Así dicho, se trataría de un mal muy general, porque, en efecto, no sería la primera vez, ni será la última, que se recurre a la mentira clamorosa para conservar el poder. Y esta conducta contradice la posibilidad limpia y pacífica de destitución electoral que caracteriza a las democracias maduras. Cuando un gobierno comprende que, si se sabe la verdad, peligra su existencia, siempre tiene la posibilidad de recurrir al engaño para prolongar su mandato. No es este, por tanto, el carácter específico del mal que aflige a los dirigentes del PP.
El PP ha abdicado de manera radical de cualquier actividad o testimonio que pueda considerarse política
Lo que más bien ocurre, es que el PP ha abdicado de manera radical de cualquier actividad o testimonio que pueda considerarse política. Así, la verdadera política ha sido jibarizada, se ha reducido a la sumisión absoluta al de arriba. Los dirigentes del PP, y también en alguna medida sus afiliados, han renunciado completamente a su libertad y a su dignidad. Sólo así fueron capaces de aplaudir con entusiasmo algo que todos sabían no lo merecía, tal como ocurrió en Sevilla a las órdenes de la sargento Dolores de Cospedal, o en la Asamblea de Madrid secundando siempre a la muy mentirosa Cristina Cifuentes.
Puedo imaginar la objeción del escéptico: “bien, todos los partidos mienten, todos los políticos roban”, e incluso un paso más en el argumento: “lo que ocurre es que siempre se magnifican los defectos de la derecha, el máster de Cifuentes, al tiempo que se ignoran los gravísimos delitos de la izquierda, los ERE de Andalucía”.

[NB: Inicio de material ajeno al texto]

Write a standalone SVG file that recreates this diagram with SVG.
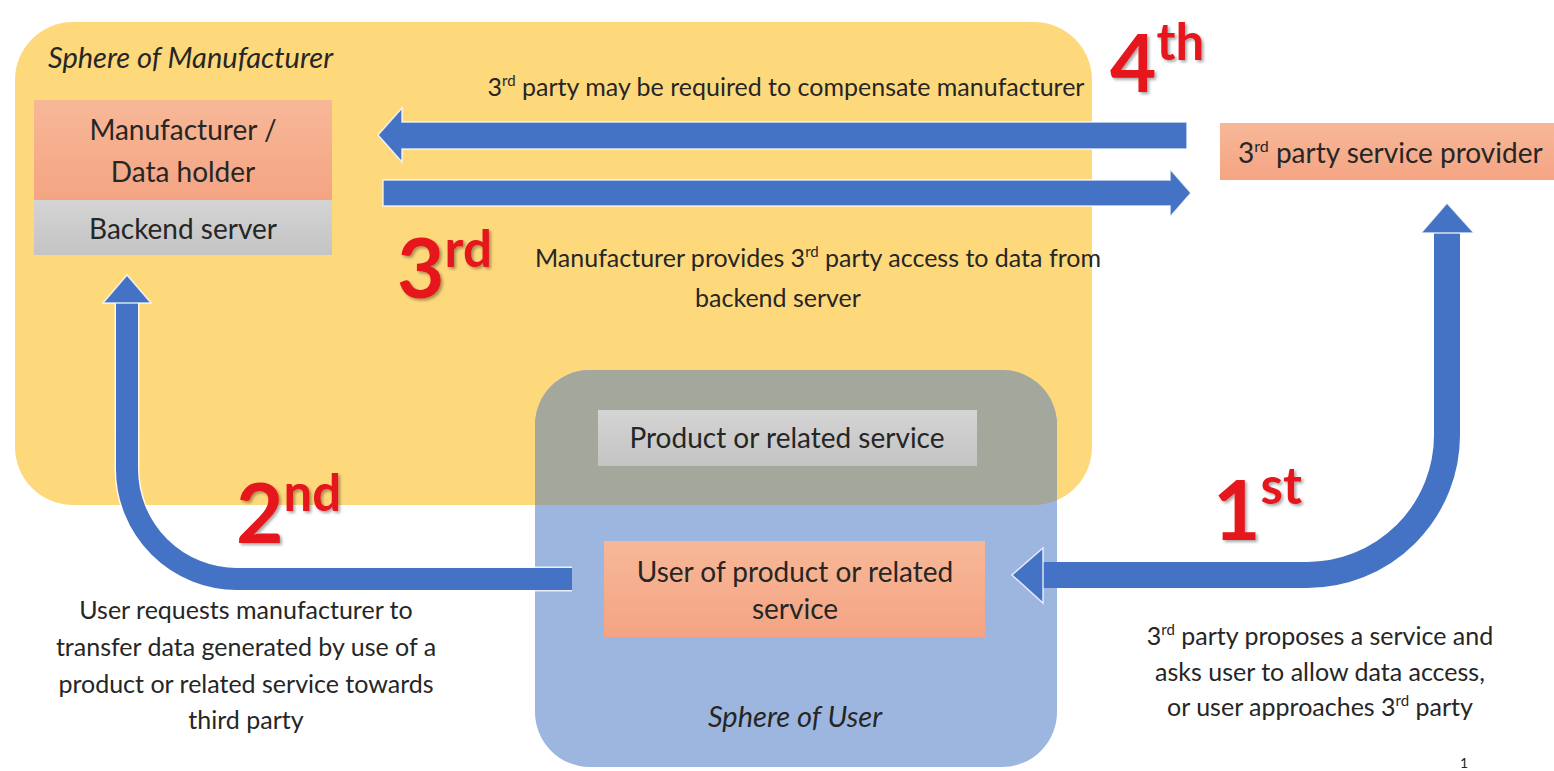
<svg xmlns="http://www.w3.org/2000/svg" width="1554" height="771" viewBox="0 0 1554 771">
  <style>
    .t { font-family: Lato, "Liberation Sans", sans-serif; fill: #262626; }
    .box-t { font-size: 28px; text-anchor: middle; }
    .note { font-size: 25px; }
    .mid { text-anchor: middle; }
    .it { font-style: italic; font-size: 29px; }
    .ord { font-family: Lato, "Liberation Sans", sans-serif; font-weight: 700; fill: #e5131b; filter: url(#shadow); }
    .arrow { fill: #4472c4; stroke: #ffffff; stroke-width: 1.5; stroke-opacity: 0.8; }
    .shaft { fill: none; stroke: #4472c4; }
    .shaft-edge { fill: none; stroke: #ffffff; stroke-opacity: 0.8; }
  </style>
  <defs>
    <linearGradient id="orange" x1="0" y1="0" x2="0" y2="1">
      <stop offset="0" stop-color="#f7b898"/>
      <stop offset="1" stop-color="#f4a483"/>
    </linearGradient>
    <linearGradient id="grey" x1="0" y1="0" x2="0" y2="1">
      <stop offset="0" stop-color="#d4d4d4"/>
      <stop offset="1" stop-color="#c4c4c4"/>
    </linearGradient>
    <clipPath id="yellowClip">
      <rect x="15" y="22" width="1077" height="483" rx="58"/>
    </clipPath>
    <filter id="shadow" x="-20%" y="-20%" width="140%" height="140%">
      <feDropShadow dx="2" dy="2" stdDeviation="1.5" flood-color="#000" flood-opacity="0.35"/>
    </filter>
  </defs>

  <rect width="1554" height="771" fill="#ffffff"/>

  <!-- spheres -->
  <g id="sphere-manufacturer">
    <rect x="15" y="22" width="1077" height="483" rx="58" fill="#fed97c"/>
    <text class="t it" x="48" y="68">Sphere of Manufacturer</text>
  </g>
  <g id="sphere-user">
    <rect x="535" y="370" width="522" height="397" rx="55" fill="#9db6e0"/>
    <rect x="535" y="370" width="522" height="397" rx="55" fill="#a4a89c" clip-path="url(#yellowClip)"/>
    <text class="t it mid" x="795" y="727" fill="#1f2a44">Sphere of User</text>
  </g>

  <!-- nodes -->
  <g id="manufacturer">
    <rect x="34" y="100" width="298" height="100" fill="url(#orange)"/>
    <text class="t box-t" x="183" y="140">Manufacturer /</text>
    <text class="t box-t" x="183" y="182">Data holder</text>
  </g>
  <g id="backend-server">
    <rect x="34" y="200" width="298" height="55" fill="url(#grey)"/>
    <text class="t box-t" x="183" y="239">Backend server</text>
  </g>
  <g id="third-party">
    <rect x="1220" y="123" width="334" height="57" fill="url(#orange)"/>
    <text class="t" font-size="28" x="1238" y="163">3<tspan font-size="16" dy="-11">rd</tspan><tspan dy="11"> party service provider</tspan></text>
  </g>
  <g id="product">
    <rect x="598" y="410" width="379" height="56" fill="url(#grey)"/>
    <text class="t box-t" x="787" y="448">Product or related service</text>
  </g>
  <g id="user">
    <rect x="604" y="541" width="381" height="96" fill="url(#orange)"/>
    <text class="t box-t" x="795" y="582">User of product or related</text>
    <text class="t box-t" x="795" y="619">service</text>
  </g>

  <!-- connectors -->
  <g id="connectors">
    <!-- 4th: third party back to manufacturer -->
    <polygon class="arrow" points="1187,122 402,122 402,108 378,135 402,162 402,149 1187,149"/>
    <!-- 3rd: manufacturer to third party -->
    <polygon class="arrow" points="383,180 1170,180 1170,169 1191,193 1170,217 1170,206 383,206"/>
    <!-- 2nd: user to manufacturer -->
    <path class="shaft-edge" stroke-width="25" d="M 572 579 H 237 A 110 110 0 0 1 127 469 V 302"/>
    <path class="shaft" stroke-width="22" d="M 572 579 H 237 A 110 110 0 0 1 127 469 V 302"/>
    <polygon class="arrow" points="103,303 127,275 151,303"/>
    <!-- 1st: third party to user, and user to third party -->
    <path class="shaft" stroke-width="26" d="M 1447 232 V 435 A 140 140 0 0 1 1307 575 H 1042"/>
    <polygon class="arrow" points="1421,233 1447,203 1474,233"/>
    <polygon class="arrow" points="1043,548 1012,575 1043,603"/>
  </g>

  <!-- step labels -->
  <g id="step-4">
    <text class="ord" x="1110" y="92" font-size="80">4<tspan font-size="51" dy="-32">th</tspan></text>
    <text class="t note mid" x="786" y="96">3<tspan font-size="15" dy="-10">rd</tspan><tspan dy="10"> party may be required to compensate manufacturer</tspan></text>
  </g>
  <g id="step-3">
    <text class="ord" x="397" y="298" font-size="82">3<tspan font-size="51" dy="-31">rd</tspan></text>
    <text class="t note mid" x="818" y="267">Manufacturer provides 3<tspan font-size="15" dy="-10">rd</tspan><tspan dy="10"> party access to data from</tspan></text>
    <text class="t note mid" x="778" y="307">backend server</text>
  </g>
  <g id="step-2">
    <text class="ord" x="236" y="543" font-size="82">2<tspan font-size="51" dy="-32">nd</tspan></text>
    <text class="t note mid" x="246" y="619">User requests manufacturer to</text>
    <text class="t note mid" x="246" y="656">transfer data generated by use of a</text>
    <text class="t note mid" x="246" y="693">product or related service towards</text>
    <text class="t note mid" x="246" y="729">third party</text>
  </g>
  <g id="step-1">
    <text class="ord" x="1213" y="540" font-size="82">1<tspan font-size="51" dy="-36">st</tspan></text>
    <text class="t note mid" x="1320" y="645">3<tspan font-size="15" dy="-10">rd</tspan><tspan dy="10"> party proposes a service and</tspan></text>
    <text class="t note mid" x="1320" y="681">asks user to allow data access,</text>
    <text class="t note mid" x="1320" y="716">or user approaches 3<tspan font-size="15" dy="-10">rd</tspan><tspan dy="10"> party</tspan></text>
  </g>
  <text class="t" x="1460" y="768" font-size="14" fill="#9a9a9a">1</text>
</svg>
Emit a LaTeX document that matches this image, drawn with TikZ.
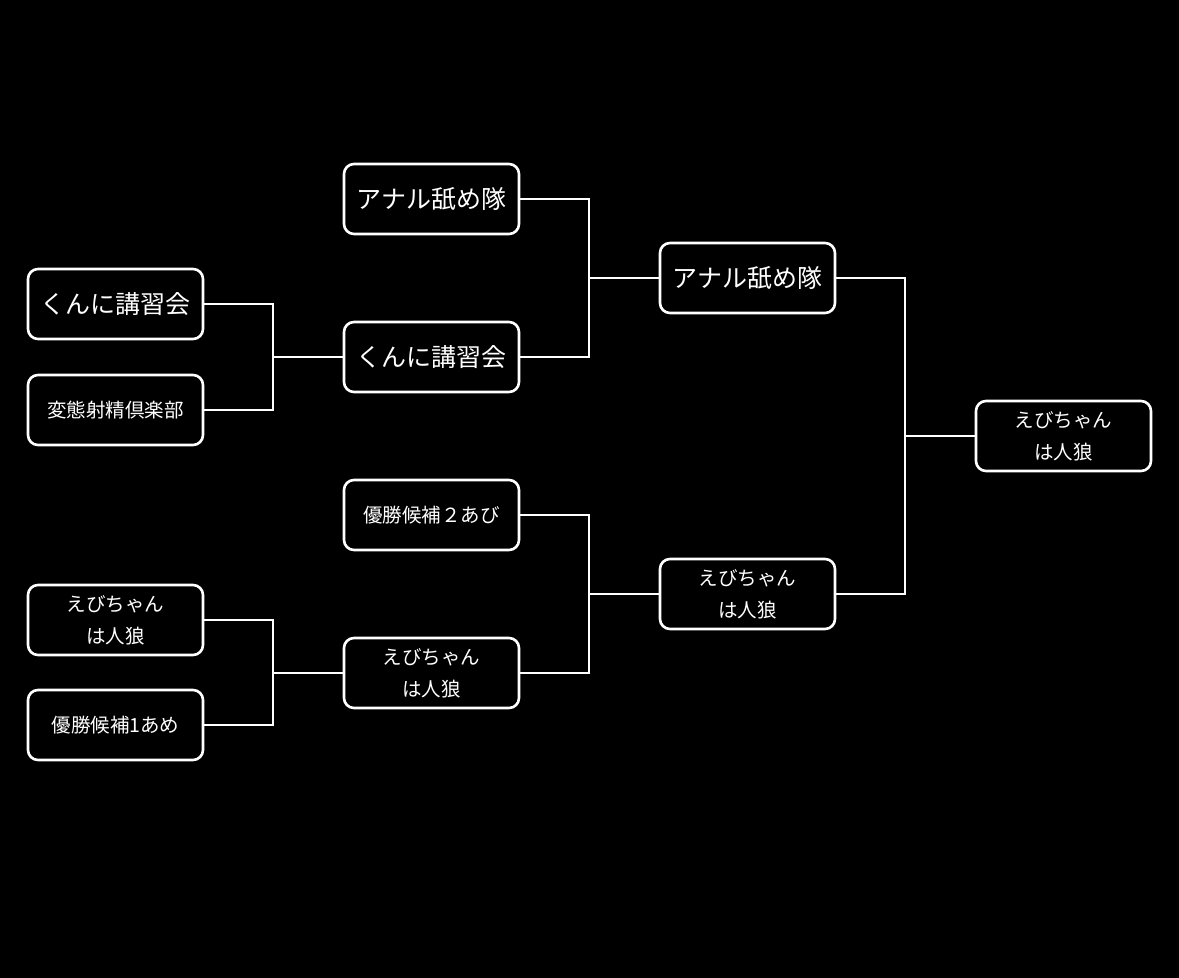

No me cabe duda de que ese argumento defensivo opera en los corazones de muchos electores, pero frente a él, creo necesario afirmar que, para un liberal, como para un conservador, puede ser comprensible que un socialista robe o mienta, porque está en la esencia de su doctrina el empobrecer a los ricos, o el mentir por el bien de la revolución, pero que lo haga alguien en nombre de los valores que la derecha tendría que sostener, como son la dignidad, la decencia, al amor incondicional a la verdad y la libertad y el respeto a lo ajeno, es sencillamente insoportable. En último término, que quienes han de luchar por dignificar la política se dediquen a envilecerla es justamente el pecado que no debería obtener perdón.